Essa ideia foi introduzida (por David Blunkett, do Partido Trabalhista inglês) em 2003, para tornar mais fácil a extradição de suspeitos de terrorismo, mas – como sempre acontece com medidas do chamado ‘contraterrorismo’ – já está sendo usada para prender também peixes pequenos: em 2009, cerca de 700 pessoas foram extraditadas da Grã-Bretanha para vários países da Europa. Basta que qualquer procurador estrangeiro requeira que lhe mandem qualquer tipo de suspeito, e lá se vai o suspeito, extraditado. Sequer se exige que haja processo ou acusação formais, e ninguém se interessa por saber com clareza o que alguém suspeita que o suspeito tenha feito.
Resta à defesa tentar mostrar que os procedimentos formais não foram corretamente cumpridos – e essa parece ser a principal linha de defesa no caso de Julien Assange. A defesa também pode tentar convencer os magistrados de que o pedido de extradição jamais foi necessário – posto que Assange poderia ser interrogado na Inglaterra –, não é racional, é politicamente motivado ou ativamente criminoso e mal intencionado (viciado, como se pode dizer, desde que partiu da mesa de uma procuradora sueca e ‘feminista radical’, de nome Marianne Ny); mas não há qualquer garantia de que essas objeções convencerão os magistrados britânicos, mesmo sendo verdadeiras.
Se Ny conseguir arrancar Assange da Grã-Bretanha, não quero fazer prejulgamentos sobre o que enfrentará em corte sueca, mas entendo que o réu esteja nervoso, ainda que seja inocente.

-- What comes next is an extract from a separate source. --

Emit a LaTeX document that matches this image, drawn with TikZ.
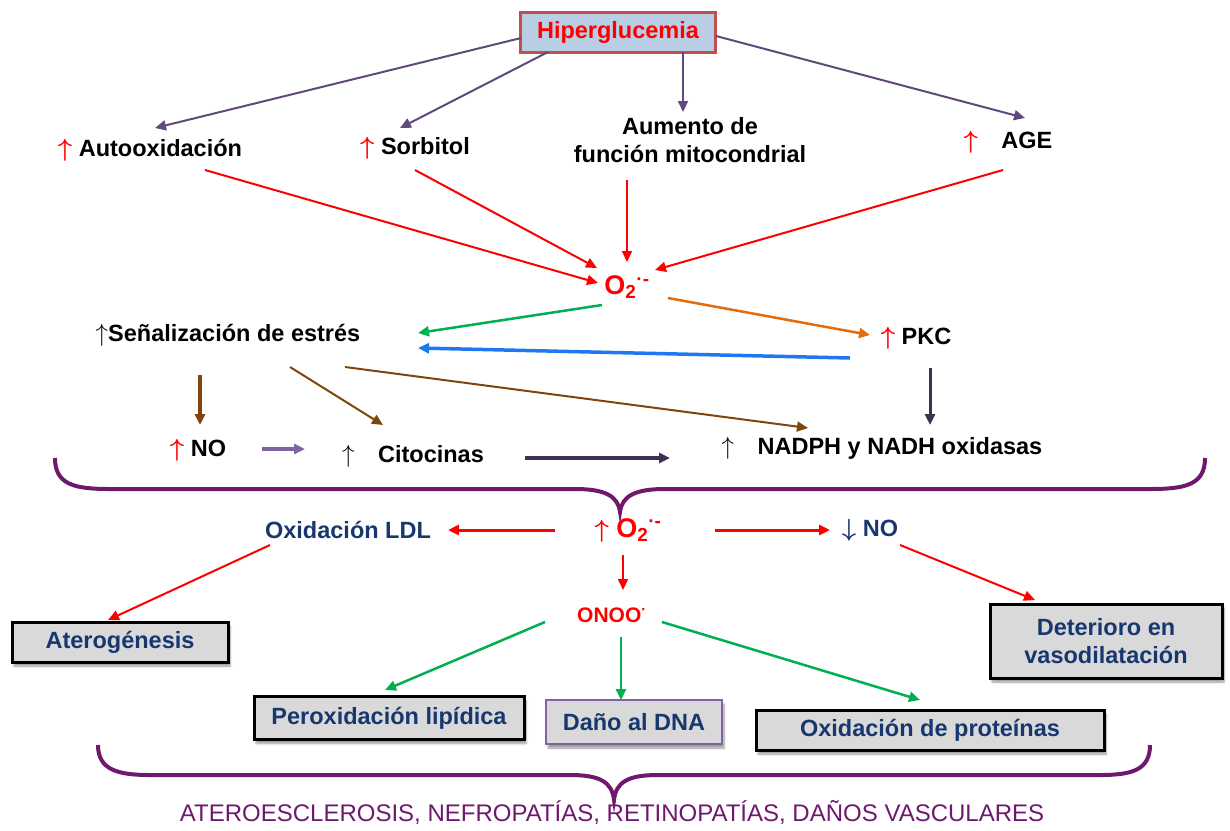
\documentclass[tikz,border=0pt]{standalone}
\usepackage{fontspec}
\setmainfont{Liberation Sans}
\usetikzlibrary{arrows.meta}
\usetikzlibrary{calc}
\usetikzlibrary{shadows.blur}
\definecolor{hypfill}{RGB}{185,205,229}
\definecolor{hypline}{RGB}{192,80,77}
\definecolor{toparrow}{RGB}{96,74,123}
\definecolor{darkarrow}{RGB}{64,49,82}
\definecolor{softarrow}{RGB}{128,100,162}
\definecolor{greenarrow}{RGB}{0,176,80}
\definecolor{orangearrow}{RGB}{228,108,10}
\definecolor{bluearrow}{RGB}{30,120,240}
\definecolor{brownarrow}{RGB}{127,70,10}
\definecolor{navytext}{RGB}{23,55,110}
\definecolor{boxgray}{RGB}{217,217,217}
\definecolor{bracepurple}{RGB}{110,25,110}
\tikzset{basic text/.style={inner sep=2pt,
                            font=\fontsize{23.5}{28}\selectfont\bfseries}}
\tikzset{link/.style={draw,
                      line width=2pt,
                      -{Triangle[length=11pt,width=10pt]}}}
\tikzset{result box/.style={basic text,
                            draw,
                            line width=3pt,
                            fill=boxgray,
                            text=navytext,
                            blur shadow={shadow xshift=2pt,shadow yshift=-4pt,shadow blur steps=6}}}
\newcommand{\UpBold}{{\boldmath$\uparrow$}}
\newcommand{\DownBold}{{\boldmath$\downarrow$}}
\newcommand{\UpRed}{\textcolor{red}{\UpBold}}
\newcommand{\UpThin}{$\uparrow$}

\begin{document}
\begin{tikzpicture}
  [
    x=1pt,y=-1pt,
    top link/.style={link,toparrow},
    red link/.style={link,red},
    green link/.style={link,greenarrow,line width=2.5pt},
    brown link/.style={link,brownarrow},
    o2 text/.style={basic text,text=red,font=\fontsize{27}{30}\selectfont\bfseries},
    brace/.style={draw,bracepurple,line width=4pt},
  ]
    \useasboundingbox (0,0) rectangle (1230,830);

    % top row
    \node [basic text,draw=hypline,line width=3pt,fill=hypfill,text=red,
           minimum width=195pt,minimum height=40pt] (hyper) at (618,32) {Hiperglucemia};
    \node [basic text] (auto) at (150,150) {\UpRed\;Autooxidación};
    \node [basic text] (sorb) at (415,148) {\UpRed\;Sorbitol};
    \node [basic text,align=center] (mito) at (690,140) {Aumento de\\función mitocondrial};
    \node [basic text] (age) at (1008,142) {\UpRed\quad AGE};

    % superoxide and signals
    \node [o2 text] (o2) at (627,287) {O\textsubscript{2}\textsuperscript{·-}};
    \node [basic text] (sen) at (228,335) {\UpThin Señalización de estrés};
    \node [basic text] (pkc) at (916,338) {\UpRed\;PKC};
    \node [basic text] (no) at (198,450) {\UpRed\;NO};
    \node [basic text] (cit) at (413,456) {\UpThin\quad Citocinas};
    \node [basic text] (nadph) at (882,448) {\UpThin\quad NADPH y NADH oxidasas};

    % second level
    \node [basic text,text=navytext] (ldl) at (348,530) {Oxidación LDL};
    \node [o2 text] (o2b) at (628,530) {\UpBold\;O\textsubscript{2}\textsuperscript{·-}};
    \node [basic text,text=navytext] (nob) at (870,530) {\DownBold\;NO};
    \node [basic text,text=red,font=\fontsize{21}{24}\selectfont\bfseries] (onoo) at (612,615) {ONOO\textsuperscript{·}};

    % damage boxes
    \node [result box,minimum width=216pt,minimum height=40pt] (aterog) at (120,642) {Aterogénesis};
    \node [result box,minimum width=232pt,minimum height=74pt,align=center] (det) at (1106,641) {Deterioro en\\vasodilatación};
    \node [result box,minimum width=270pt,minimum height=43pt] (perox) at (389,718) {Peroxidación lipídica};
    \node [result box,draw=softarrow,line width=2pt,minimum width=176pt,minimum height=44pt] (dna) at (634,722) {Daño al DNA};
    \node [result box,minimum width=348pt,minimum height=40pt] (prot) at (930,730) {Oxidación de proteínas};

    \node [inner sep=0pt,text=bracepurple,font=\fontsize{24}{28}\selectfont] (enf) at (612,812)
      {ATEROESCLEROSIS, NEFROPATÍAS, RETINOPATÍAS, DAÑOS VASCULARES};

    % edges from hiperglucemia
    \path [top link] ($(hyper)+(-97,6)$) -- ($(auto)+(5,-22)$);
    \path [top link] ($(hyper)+(-70,20)$) -- ($(sorb)+(-15,-20)$);
    \path [top link] ($(hyper)+(65,20)$) -- ($(mito)+(-7,-28)$);
    \path [top link] ($(hyper)+(98,4)$) -- ($(age)+(17,-24)$);

    % edges into O2
    \foreach \src/\sx/\sy/\tx/\ty in
      {
        auto/55/20/-29/-4,
        sorb/0/22/-30/-19,
        mito/-63/40/0/-25,
        age/-5/28/28/-17
      }
    {
    \path [red link] ($(\src)+(\sx,\sy)$) -- ($(o2)+(\tx,\ty)$);
    }

    % edges around PKC
    \path [green link] ($(o2)+(-25,18)$) -- ($(sen)+(190,-2)$);
    \path [link,orangearrow,line width=2.5pt] ($(o2)+(41,11)$) -- ($(pkc)+(-46,-3)$);
    \path [link,bluearrow,line width=3.5pt] ($(pkc)+(-66,20)$) -- ($(sen)+(190,13)$);
    \path [brown link,line width=4pt] ($(sen)+(-28,40)$) -- ($(no)+(2,-25)$);
    \path [brown link] ($(sen)+(62,32)$) -- ($(cit)+(-30,-31)$);
    \path [brown link] ($(sen)+(117,32)$) -- ($(nadph)+(-74,-20)$);
    \path [link,darkarrow,line width=3pt] ($(pkc)+(14,30)$) -- ($(nadph)+(48,-23)$);
    \path [link,softarrow,line width=4pt] ($(no)+(64,-1)$) -- ($(cit)+(-108,-7)$);
    \path [link,darkarrow,line width=4pt] ($(cit)+(112,2)$) -- ($(nadph)+(-212,10)$);

    % braces
    \path [brace] (55,458) .. controls (55,485) and (75,489) .. (110,489) -- (575,489)
      .. controls (605,489) and (618,496) .. (620,512)
      .. controls (622,496) and (635,489) .. (665,489) -- (1150,489)
      .. controls (1185,489) and (1205,485) .. (1205,458);
    \path [brace] (98,745) .. controls (98,770) and (118,775) .. (150,775) -- (570,775)
      .. controls (600,775) and (612,782) .. (614,800)
      .. controls (616,782) and (628,775) .. (658,775) -- (1100,775)
      .. controls (1132,775) and (1150,770) .. (1150,745);

    % edges of the second level
    \path [red link,line width=3pt] ($(o2b)+(-73,0)$) -- ($(ldl)+(100,0)$);
    \path [red link,line width=3pt] ($(o2b)+(87,0)$) -- ($(nob)+(-40,0)$);
    \path [red link] ($(o2b)+(-5,25)$) -- ($(onoo)+(11,-25)$);
    \path [red link] ($(ldl)+(-78,15)$) -- ($(aterog)+(-12,-22)$);
    \path [red link] ($(nob)+(30,15)$) -- ($(det)+(-71,-41)$);
    \path [green link] ($(onoo)+(-67,7)$) -- ($(perox)+(-4,-28)$);
    \path [green link] ($(onoo)+(9,22)$) -- ($(dna)+(-13,-22)$);
    \path [green link] ($(onoo)+(50,7)$) -- ($(prot)+(-10,-30)$);

  \end{tikzpicture}
\end{document}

A definição sueca de “estupro” é diferente e mais ampla que a britânica, onde se exige algum grau de coerção para que se caracterize o estupro. A imprensa e vários políticos suecos não se têm mostrado simpáticos. Já há quem diga que o problema está em os britânicos não levarmos o estupro muito a sério. O primeiro-ministro sueco Fredrik Reinfeldt já se saiu com essa – o que me parece muito flagrante interferência política em processo judicial.

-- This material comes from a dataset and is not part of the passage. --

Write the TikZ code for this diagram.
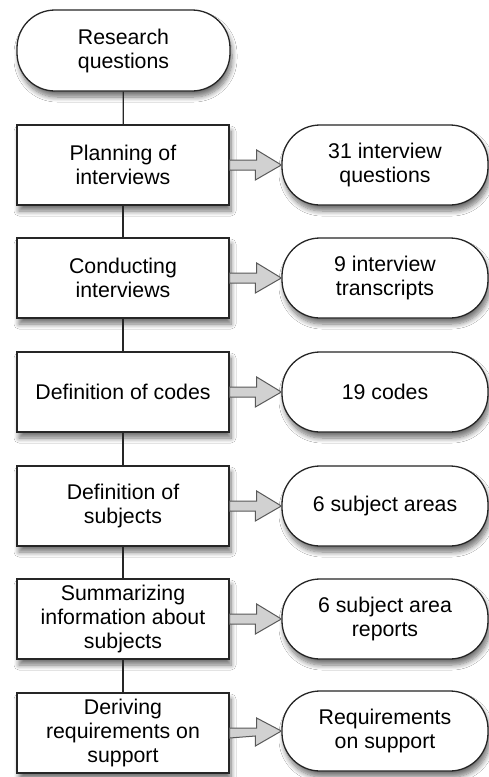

E há também o fato de que a lei sueca não assegura segredo de justiça a julgamentos por estupro. Tenho amigos suecos que não vêm problema nessa total publicidade, antes de haver culpa e culpados. Mas me preocupa. A todos deve ser assegurado o direito de ser julgado em corte judicial, antes, pelo menos, de ser linchado por jornalistas e por alguma chamada ‘opinião pública’.
Fato é que a intromissão do primeiro-ministro sueco teria bastado, para que a Inglaterra vitoriana negasse à Suécia a extradição de Assange.
Valha o que valer a minha opinião, não creio em nenhuma das teorias conspiracionais que cercam o caso Assange: não acho que tenha sido ‘armado’ pela CIA. Tampouco acho que a opinião pública sueca teria permitido que Assange fosse extraditado para os EUA – esse, aliás, outro de seus temores: há telegramas publicados por WikiLeaks nos quais se descobre que o atual governo ‘moderado’ da Suécia mantém contatos não confessáveis com os EUA, mais não confessáveis do que os suecos parecem dispostos a admitir. E ninguém pode saber se Assange será condenado ou absolvido das acusações que surjam contra ele na Suécia, nem pelos termos da justiça britânica nem pelos termos da justiça sueca.
O que sei, sim, com razoável certeza, é que a Grã-Bretanha de modo algum concederia essa extradição, nas circunstâncias conhecidas, se o caso acontecesse há 100, 200 ou dez anos – quando a Grã-Bretanha orgulhava-se de ser mais liberal e, com certeza, orgulhava-se de ser nação soberana.